In craving the understanding of the stakeholders, the President urged the lawmakers to take a fresh look at a number of clauses in the bill, adding: “This leads me to believe that it is in the best interest of the country and our democracy for the National Assembly to specifically state in the bill that the Electoral Act will come into effect and be applicable to elections commencing after the 2019 general election. It is also important for the following drafting amendments to be made to the bill: section 5 of the bill, amending section 18 of the Principal Act should indicate the subsection to which the substitution of the figure “30” for the figure “60” is to be affected. Section 11 of the bill, amending Section 36 should indicate the subsection in which the proviso is to be introduced.”

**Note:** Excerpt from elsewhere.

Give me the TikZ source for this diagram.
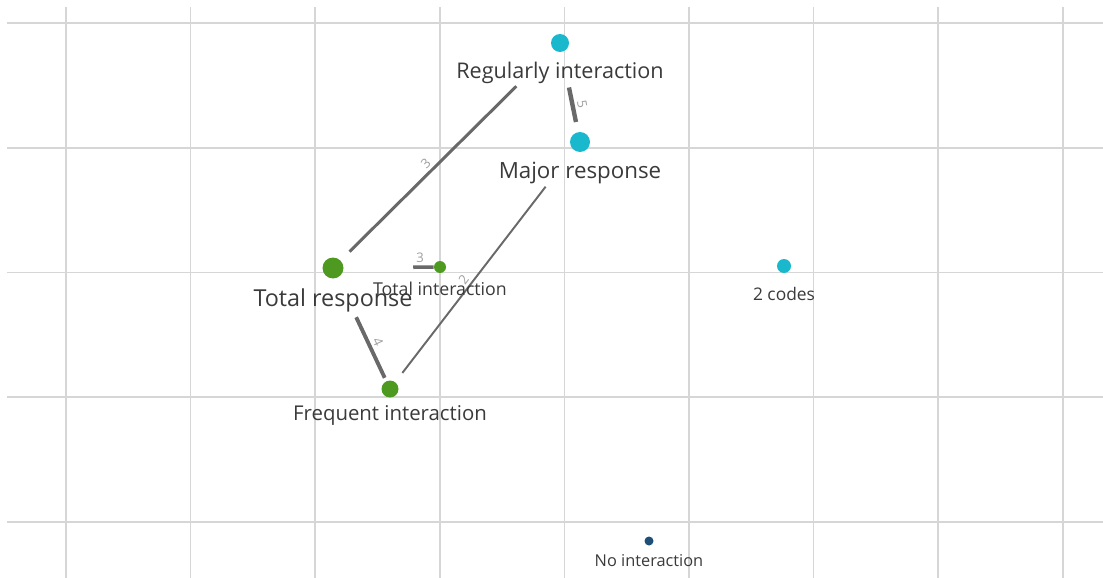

What has changed since 2018 when the president withheld his assent and now to assure optimism? Is there a paradigm shift in political configuration, structure of the executive and the legislative arms of government? Is there is a new think and political consciousness such that inspires confidence about the possibility of raising the bar in terms of the integrity of elections and service delivery? How much of national cum collective interest is at stake in the latest initiative to re-jig the Electoral Act for optimal performance, transparency and efficiency? To what extent will parochial interest give way to national goal and objectives? These questions will wait for answers as the National Assembly begins work on the Electoral Act for the conduct of the next general election in the country.